Kennedy (1976) 18 Cal.3d 335, 349.) “Denial of leave to amend constitutes
an abuse of discretion unless the complaint shows on its face it is incapable
of amendment. [Citation.] Liberality in permitting amendment is the
rule, if a fair opportunity to correct any defect has not been given."
(Angie M. v. Superior Court (1995) 37 Cal.App.4th 1217, 1227.)
Plaintiff
has not demonstrated how the first cause of action might be amended to cure the
defects in the pleadings. However, as the failure to state sufficient facts
with respect to that cause of action arises from a lack of detailed factual
allegations, the Court concludes that the manner of amendment required is
self-evident. The Court will therefore exercise its discretion to grant leave
to amend.
CONCLUSION:
Accordingly,
Defendant’s Demurrer to the Complaint is SUSTAINED with
leave to amend as to the first cause of action only and otherwise OVERRULED. Defendant
is ordered to file an serve an answer to the Complaint pursuant to code.
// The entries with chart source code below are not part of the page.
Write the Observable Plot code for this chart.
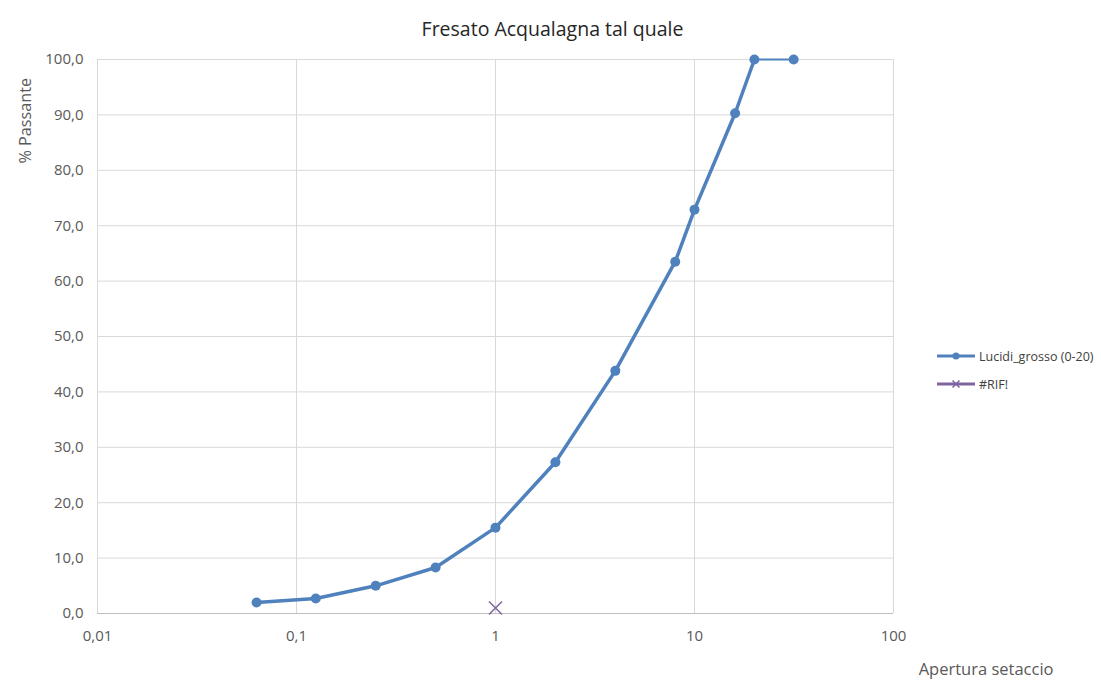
<!DOCTYPE html>
<html>
<head>
<meta charset="utf-8">
<script src="https://cdn.jsdelivr.net/npm/d3@7"></script>
<script src="https://cdn.jsdelivr.net/npm/@observablehq/plot@0.6"></script>
<style>
  html, body { margin: 0; padding: 0; background: #fff; }
  #chart { position: relative; width: 1101px; height: 682px; font-family: "Open Sans", "Noto Sans", sans-serif; }
  #chart svg g[aria-label$="tick label"] text { font-size: 15px; }
  .legend { position: absolute; left: 936px; top: 342px; font-size: 12.5px; color: #404040; }
  .legend .row { display: flex; align-items: center; height: 28px; }
  .legend svg { margin-right: 3px; }
</style>
</head>
<body>
<div id="chart"></div>
<script>
// Sieve apertures (mm) and cumulative passing (%)
const apertures = [0.063, 0.125, 0.25, 0.5, 1, 2, 4, 8, 10, 16, 20, 31.5];
const passing   = [2.0, 2.7, 5.0, 8.3, 15.5, 27.3, 43.8, 63.5, 72.9, 90.3, 100.0, 100.0];

// Reference series (single marker)
const rifX = [1];
const rifY = [1.0];

const xTicks = [0.01, 0.1, 1, 10, 100];
const yTicks = [0, 10, 20, 30, 40, 50, 60, 70, 80, 90, 100];

const seriesName = "Lucidi_grosso (0-20)";
const rifName = "#RIF!";
const title = "Fresato Acqualagna tal quale";
const xLabel = "Apertura setaccio";
const yLabel = "% Passante";

const blue = "#4f81bd";
const purple = "#8064a2";

const data = apertures.map((a, i) => ({x: a, y: passing[i]}));
const mainPart = data.slice(0, 11);
const tailPart = data.slice(10);
const rif = rifX.map((x, i) => ({x, y: rifY[i]}));

const fmtX = d => String(d).replace(".", ",");
const fmtY = d => d.toFixed(1).replace(".", ",");

const chart = Plot.plot({
  width: 1101,
  height: 682,
  marginLeft: 97,
  marginRight: 208,
  marginTop: 59,
  marginBottom: 69,
  style: {fontFamily: "'Open Sans', 'Noto Sans', sans-serif", fontSize: "15px", color: "#595959", background: "#fff", overflow: "visible"},
  x: {type: "log", domain: [0.01, 100]},
  y: {domain: [0, 100]},
  marks: [
    Plot.gridX(xTicks, {stroke: "#d9d9d9", strokeOpacity: 1}),
    Plot.gridY(yTicks, {stroke: "#d9d9d9", strokeOpacity: 1}),
    Plot.ruleY([0], {stroke: "#bfbfbf"}),
    Plot.axisX(xTicks, {tickSize: 0, tickPadding: 17, tickFormat: fmtX, label: null, fill: "#595959"}),
    Plot.axisY(yTicks, {tickSize: 0, tickPadding: 14, tickFormat: fmtY, label: null, fill: "#595959"}),
    Plot.line(mainPart, {x: "x", y: "y", stroke: blue, strokeWidth: 3.5}),
    Plot.line(tailPart, {x: "x", y: "y", stroke: blue, strokeWidth: 2}),
    Plot.dot(data, {x: "x", y: "y", r: 5, fill: blue}),
    Plot.dot(rif, {x: "x", y: "y", symbol: "times", r: 6, stroke: purple, strokeWidth: 1.5}),
    Plot.text([title], {frameAnchor: "top", dx: 57, dy: -37, fontSize: 19.5, fill: "#262626"}),
    Plot.text([xLabel], {frameAnchor: "bottom-right", dx: 160, dy: 61, fontSize: 16.5, fill: "#595959"}),
    Plot.text([yLabel], {frameAnchor: "top-left", dx: -78, dy: 104, rotate: -90, fontSize: 16.2, fill: "#595959"})
  ]
});

const root = document.getElementById("chart");
root.appendChild(chart);

// Legend
const legend = document.createElement("div");
legend.className = "legend";
legend.innerHTML = `
  <div class="row"><svg width="40" height="10"><line x1="1" y1="5" x2="39" y2="5" stroke="${blue}" stroke-width="3"/><circle cx="20" cy="5" r="3.5" fill="${blue}"/></svg><span>${seriesName}</span></div>
  <div class="row"><svg width="40" height="10"><line x1="1" y1="5" x2="39" y2="5" stroke="${purple}" stroke-width="3"/><path d="M16.5 1.5 L23.5 8.5 M23.5 1.5 L16.5 8.5" stroke="${purple}" stroke-width="1.5"/></svg><span>${rifName}</span></div>`;
root.appendChild(legend);
</script>
</body>
</html>
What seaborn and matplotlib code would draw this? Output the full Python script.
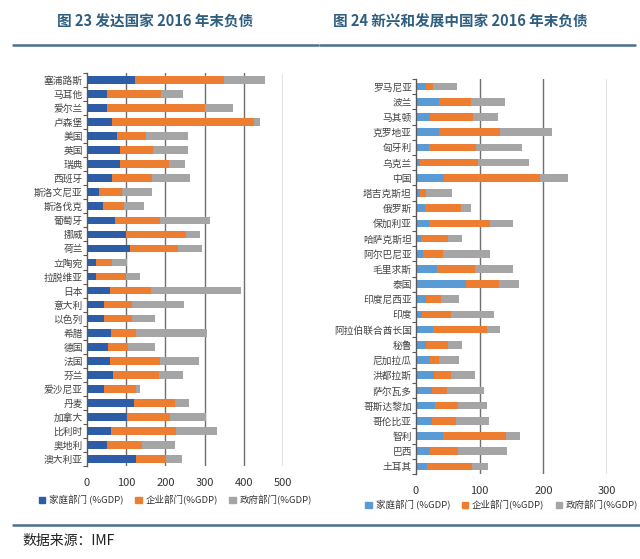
import numpy as np
import pandas as pd
import matplotlib
matplotlib.use("Agg")
import matplotlib.pyplot as plt
from matplotlib.lines import Line2D
from matplotlib.patches import Patch
import seaborn as sns

# Developed economies (%GDP), top to bottom
dev_countries = ["塞浦路斯", "马耳他", "爱尔兰", "卢森堡", "美国", "英国", "瑞典", "西班牙",
                 "斯洛文尼亚", "斯洛伐克", "葡萄牙", "挪威", "荷兰", "立陶宛", "拉脱维亚", "日本",
                 "意大利", "以色列", "希腊", "德国", "法国", "芬兰", "爱沙尼亚", "丹麦",
                 "加拿大", "比利时", "奥地利", "澳大利亚"]
dev_household = [122, 51, 52, 64, 77, 85, 85, 65, 30, 40, 71, 100, 109, 22, 24, 58,
                 43, 43, 62, 54, 59, 66, 43, 119, 101, 60, 51, 124]
dev_corporate = [227, 137, 250, 361, 74, 83, 123, 100, 60, 55, 114, 152, 123, 43, 76, 104,
                 72, 72, 62, 50, 127, 118, 83, 105, 112, 166, 90, 77]
dev_government = [104, 58, 70, 17, 107, 89, 41, 99, 77, 50, 129, 36, 61, 37, 36, 232,
                  132, 58, 183, 69, 99, 60, 10, 36, 90, 105, 84, 41]

# Emerging and developing economies (%GDP)
em_countries = ["罗马尼亚", "波兰", "马其顿", "克罗地亚", "匈牙利", "乌克兰", "中国", "塔吉克斯坦",
                "俄罗斯", "保加利亚", "哈萨克斯坦", "阿尔巴尼亚", "毛里求斯", "泰国", "印度尼西亚",
                "印度", "阿拉伯联合酋长国", "秘鲁", "尼加拉瓜", "洪都拉斯", "萨尔瓦多", "哥斯达黎加",
                "哥伦比亚", "智利", "巴西", "土耳其"]
em_household = [15, 36, 22, 36, 20, 7, 44, 7, 14, 20, 8, 11, 33, 78, 16, 9, 27, 15,
                22, 28, 25, 30, 25, 43, 22, 17]
em_corporate = [12, 50, 67, 96, 74, 91, 151, 8, 57, 96, 43, 31, 59, 53, 24, 46, 85, 36,
                14, 27, 24, 36, 38, 99, 44, 71]
em_government = [38, 54, 40, 81, 72, 79, 43, 41, 15, 37, 22, 74, 61, 31, 28, 68, 20, 22,
                 31, 38, 58, 46, 52, 21, 77, 25]

legend_labels = ["家庭部门 (%GDP)", "企业部门(%GDP)", "政府部门(%GDP)"]

sns.set_theme(style="white")
plt.rcParams["font.family"] = ["Noto Sans CJK SC", "DejaVu Sans"]

TITLE_C = "#2f5f80"
LINE_C = "#4a6f8f"
ORANGE = "#ED7D31"
GRAY = "#A5A5A5"


def stacked(ax, countries, h, c, g, blue, xmax, xticks, bar_w):
    df = pd.DataFrame({"country": countries, "h": h, "c": c, "g": g})
    df["hc"] = df["h"] + df["c"]
    df["tot"] = df["hc"] + df["g"]
    # draw cumulative totals back to front so they look stacked
    for col, color in [("tot", GRAY), ("hc", ORANGE), ("h", blue)]:
        sns.barplot(data=df, x=col, y="country", orient="h", color=color,
                    width=bar_w, ax=ax, saturation=1, linewidth=0)
    ax.set_xlim(0, xmax)
    ax.set_xticks(xticks)
    ax.set_xlabel("")
    ax.set_ylabel("")
    for t in xticks[1:]:
        ax.axvline(t, color="#6f6f6f", lw=1.0, zorder=0)
    for s in ["top", "right", "bottom"]:
        ax.spines[s].set_visible(False)
    ax.spines["left"].set_color("#595959")
    ax.spines["left"].set_linewidth(1.0)
    n = len(countries)
    ax.set_ylim(n - 0.5, -0.5)
    ax.set_yticks(np.arange(-0.5, n, 1.0), minor=True)
    ax.tick_params(axis="y", which="minor", length=3, color="#595959", width=0.8, left=True)
    ax.tick_params(axis="y", which="major", length=0, labelsize=7, pad=3)
    ax.tick_params(axis="x", length=0, labelsize=8, pad=9, labelcolor="#333333")
    for lab in ax.get_yticklabels():
        lab.set_color("#444444")


fig = plt.figure(figsize=(6.4, 5.59), dpi=100)

ax1 = fig.add_axes([87 / 640, 1 - 466 / 559, 196 / 640, 393 / 559])
stacked(ax1, dev_countries, dev_household, dev_corporate, dev_government,
        "#2E5DA8", 500, [0, 100, 200, 300, 400, 500], 0.55)

ax2 = fig.add_axes([416 / 640, 1 - 474 / 559, 191 / 640, 395 / 559])
stacked(ax2, em_countries, em_household, em_corporate, em_government,
        "#5B9BD5", 300, [0, 100, 200, 300], 0.5)

# titles
fig.text(155 / 640, 1 - 22 / 559, "图 23 发达国家 2016 年末负债", ha="center", va="center",
         fontsize=10.5, fontweight="bold", color=TITLE_C)
fig.text(460 / 640, 1 - 22 / 559, "图 24 新兴和发展中国家 2016 年末负债", ha="center", va="center",
         fontsize=10.5, fontweight="bold", color=TITLE_C)
fig.add_artist(Line2D([13 / 640, 318 / 640], [1 - 45 / 559] * 2, color=LINE_C, lw=1.8))
fig.add_artist(Line2D([320 / 640, 635 / 640], [1 - 45 / 559] * 2, color=LINE_C, lw=1.8))

# legends
for ax, blue, y in [(ax1, "#2E5DA8", 500), (ax2, "#5B9BD5", 505)]:
    handles = [Patch(color=blue), Patch(color=ORANGE), Patch(color=GRAY)]
    bb = ax.get_position()
    fig.legend(handles, legend_labels, loc="center",
               bbox_to_anchor=((bb.x0 + bb.x1) / 2 - 0.015, 1 - y / 559), ncol=3, frameon=False,
               fontsize=6.8, handlelength=0.7, handleheight=0.7, handletextpad=0.4,
               columnspacing=1.2, labelcolor="#333333")

# source line
fig.add_artist(Line2D([13 / 640, 1.0], [1 - 525 / 559] * 2, color=LINE_C, lw=1.8))
fig.text(22 / 640, 1 - 541 / 559, "数据来源：IMF", ha="left", va="center", fontsize=10,
         color="#222222")

fig.savefig("out.png", dpi=100)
Plaintiff shall have 30 days leave
to amend the Complaint from the date of this order.
Moving
Party to give notice.
IT IS SO ORDERED.
Dated: November 27,
2023 ___________________________________
Theresa
M. Traber
Judge
of the Superior Court
Any party may submit on the
tentative ruling by contacting the courtroom via email at Smcdept47@lacourt.org by no later than 4:00 p.m. the day
before the hearing. All interested parties must be copied on the email. It
should be noted that if you submit on a tentative ruling the court will still
conduct a hearing if any party appears. By submitting on the tentative you
have, in essence, waived your right to be present at the hearing, and you
should be aware that the court may not adopt the tentative, and may issue an
order which modifies the tentative ruling in whole or in part.